Jackpot!

Like countless studios past and present, Portland’s Jackpot! Recording Studio began in a basement. That, however, changed quickly.

Larry Crane founded his home studio (which he originally called Laundry Rules Recording) with the money he got after being doored on his bike. Crane soon began attracting more and more clients—word was getting around that his operation, unlike several other makeshift recording studios of the era, actually provided nice gear.

“It was a different time,” Crane says, referring to Portland in the late 1990s. “A home studio was like an eight-track reel-to-reel tape machine. Jackpot!, when it first opened, had a two-inch, 16-track machine. Then, just having anything you could record on, they were like ‘Oh my god!’ Now they don’t even ask, they just come in.”

Jackpot!

The basement was no longer cutting it. “I had a wife and a roommate, and it was getting kind of noisy,” he says. “Bands had to go all the way through the house to use the restroom, and to have someone go through your whole house when nobody else is home—kind of weird.”

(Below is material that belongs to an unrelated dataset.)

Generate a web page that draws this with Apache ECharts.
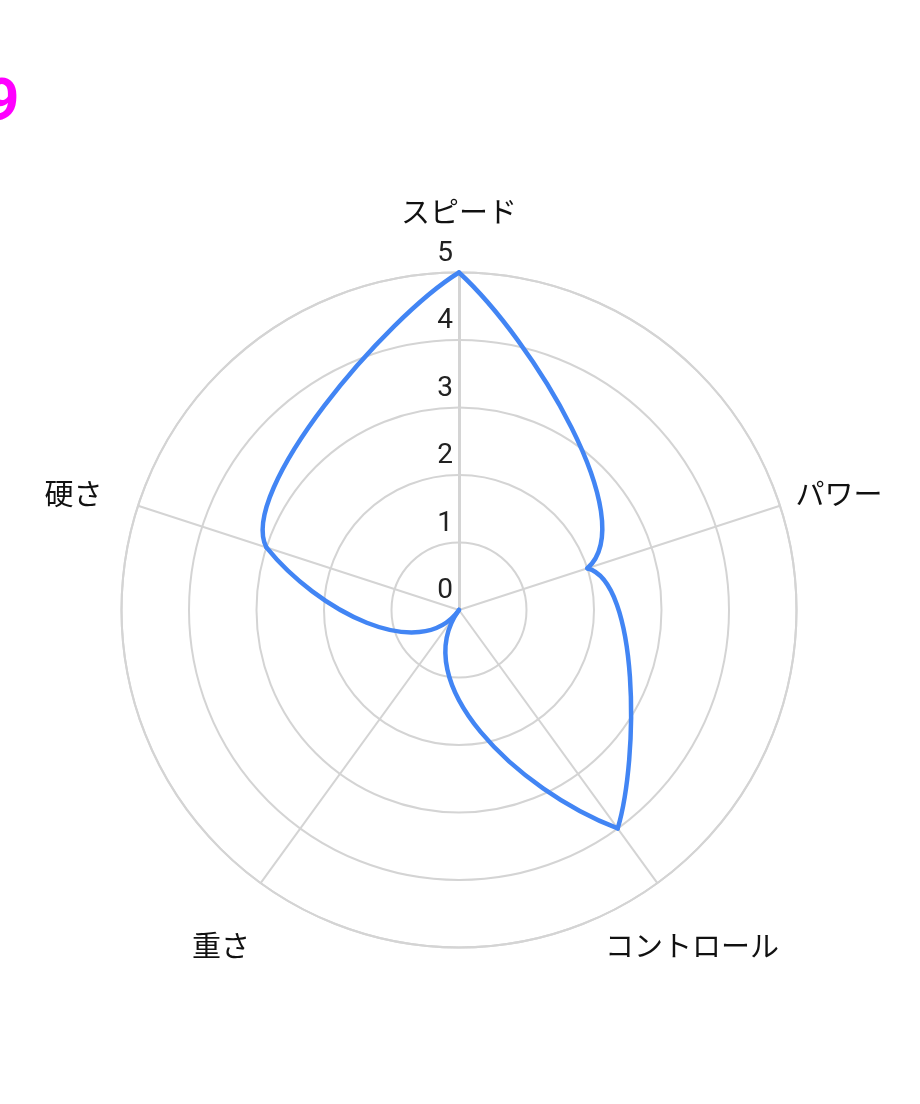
<!DOCTYPE html>
<html>
<head>
<meta charset="utf-8">
<script src="https://cdn.jsdelivr.net/npm/echarts@6/dist/echarts.min.js"></script>
<style>
  html, body { margin: 0; padding: 0; background: #fff; }
  #chart { width: 920px; height: 1104px; }
</style>
</head>
<body>
<div id="chart"></div>
<script>
// data
const titleText = '9';
const categories = ['スピード', 'パワー', 'コントロール', '重さ', '硬さ'];
const values = [5, 2, 4, 0, 3];
const axisMin = 0;
const axisMax = 5;
const axisStep = 1;

// per-label nudges so the names sit where the original had them
const namePadding = [
  [0, 0, 38, 0],
  [0, 0, -5, 8],
  [42, 0, 0, -57],
  [42, 6, 0, 0],
  [0, 28, -5, 0]
];

const gridColor = '#d4d4d4';
const lineColor = '#4285f4';
const center = [459, 610];
const radius = 337.5;
// how much the segments bend round the centre (1 = full spiral)
const bendAngular = 0.52;

function renderSegment(params, api) {
  const i = params.dataIndex;
  const j = (i + 1) % values.length;
  const c = api.coord([axisMin, i]);
  const a = api.coord([values[i], i]);
  const b = api.coord([values[j], j]);
  const ea = api.coord([axisMax, i]);
  const eb = api.coord([axisMax, j]);

  const unit = function (p) {
    const l = Math.hypot(p[0] - c[0], p[1] - c[1]);
    return [(p[0] - c[0]) / l, (p[1] - c[1]) / l];
  };
  const norm = function (v) {
    const l = Math.hypot(v[0], v[1]) || 1;
    return [v[0] / l, v[1] / l];
  };
  const ua = unit(ea);
  const ub = unit(eb);
  const dot = ua[0] * ub[0] + ua[1] * ub[1];
  const step = Math.acos(Math.max(-1, Math.min(1, dot)));
  const ta = norm([ub[0] - ua[0] * dot, ub[1] - ua[1] * dot]);
  const tb = norm([ub[0] * dot - ua[0], ub[1] * dot - ua[1]]);
  const ra = Math.hypot(a[0] - c[0], a[1] - c[1]);
  const rb = Math.hypot(b[0] - c[0], b[1] - c[1]);
  const dr = rb - ra;
  const va = [dr * ua[0] + bendAngular * ra * step * ta[0], dr * ua[1] + bendAngular * ra * step * ta[1]];
  const vb = [dr * ub[0] + bendAngular * rb * step * tb[0], dr * ub[1] + bendAngular * rb * step * tb[1]];

  return {
    type: 'bezierCurve',
    shape: {
      x1: a[0], y1: a[1],
      x2: b[0], y2: b[1],
      cpx1: a[0] + va[0] / 3, cpy1: a[1] + va[1] / 3,
      cpx2: b[0] - vb[0] / 3, cpy2: b[1] - vb[1] / 3
    },
    style: {
      stroke: lineColor,
      lineWidth: 4.5,
      fill: 'none',
      lineCap: 'round',
      lineJoin: 'round'
    }
  };
}

const chart = echarts.init(document.getElementById('chart'));

const option = {
  animation: false,
  backgroundColor: '#fff',
  title: {
    text: titleText,
    left: -20,
    top: 70,
    textStyle: {
      color: '#ff00ff',
      fontSize: 60,
      fontWeight: 'bold',
      fontFamily: 'Roboto'
    }
  },
  // polar 0: rings and value labels, polar 1: spokes and names
  polar: [
    { center: center, radius: radius },
    { center: center, radius: radius }
  ],
  angleAxis: [
    {
      polarIndex: 0,
      type: 'value',
      min: 0,
      max: 360,
      startAngle: 90,
      axisLine: { show: true, lineStyle: { color: gridColor, width: 2 } },
      axisTick: { show: false },
      axisLabel: { show: false },
      splitLine: { show: false }
    },
    {
      polarIndex: 1,
      type: 'category',
      data: categories.map(function (name, i) {
        return { value: name, textStyle: { padding: namePadding[i] } };
      }),
      boundaryGap: false,
      startAngle: 90,
      clockwise: true,
      axisLine: { show: false },
      axisTick: { show: false },
      axisLabel: {
        margin: 8,
        fontSize: 29,
        color: '#111',
        fontFamily: 'Noto Sans CJK JP'
      },
      splitLine: { show: true, lineStyle: { color: gridColor, width: 2 } }
    }
  ],
  radiusAxis: [
    {
      polarIndex: 0,
      type: 'value',
      min: axisMin,
      max: axisMax,
      interval: axisStep,
      axisLine: { show: true, lineStyle: { color: gridColor, width: 3 } },
      axisTick: { show: false },
      axisLabel: {
        margin: 6,
        fontSize: 28,
        color: '#222',
        fontFamily: 'Roboto',
        verticalAlign: 'bottom',
        lineHeight: 38
      },
      splitLine: { show: true, lineStyle: { color: gridColor, width: 2 } },
      z: 3
    },
    {
      polarIndex: 1,
      type: 'value',
      min: axisMin,
      max: axisMax,
      show: false
    }
  ],
  series: [
    {
      type: 'custom',
      coordinateSystem: 'polar',
      polarIndex: 1,
      renderItem: renderSegment,
      data: values.map(function (v, i) { return [v, i]; }),
      z: 5
    }
  ]
};

chart.setOption(option);
</script>
</body>
</html>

A friend of Crane’s told him that singer/songwriter Elliott Smith was also looking to open a legitimate recording studio. The two were introduced, and opened the first Jackpot! location at the beginning of 1997 in inner Southeast Portland, right around the corner from the Lone Fir Cemetery. (In 2007, Jackpot! relocated to its current location at 2420 SE 50th.) They rented the space for just $500 a month, and Crane offered artists studio time in exchange for carpentry work. “I just really thought I could make the leap,” he says. Clearly, the move paid off.

Jackpot!

It also resulted in a lasting partnership between Crane and Smith, who would record bits and pieces of Either/Or and XO at Laundry Rules and Jackpot!, respectively. Crane is also Smith’s official posthumous archivist, a side gig that, along with his role as editor and publisher of the bimonthly recording magazine Tape Op, keeps him well occupied.

But Smith is far from Jackpot!’s only star client. Sleater-Kinney recorded All Hands on the Bad One and One Beat at the studio, with John Goodmanson producing. R.E.M. members Peter Buck and Mike Mills laid down demos for what would become the band’s swan song, 2011’s Collapse into Now. One of Crane’s favorite albums cut at Jackpot! is Fernando Viciconte’s extremely underrated Old Man Motel—a power-pop pièce de résistance ripe for rediscovery.

Jackpot! and Crane’s solid batting average has made the studio’s services highly sought after on a local and national level. Like other popular recording studios, people aren’t necessarily paying for the space or gear—they’re paying because magic happened there.

Jackpot!

“I certainly get work just based on the work I’ve done with Elliott Smith,” Crane says. “They’ll think, ‘Well, if he’s sensitive to what made those records sound right, then maybe he’ll be good for me.’”

And unlike the majority of world-renowned recording studios, Jackpot! is still relatively accessible, with a day rate of $350 without an engineer and $550 with the studio’s house engineer, Adam Lee. “We’re pretty comparable to anything that has the same amount of amenities as us,” Crane says. “If we were in New York, it would be like $1,000 a day just to get in the door.”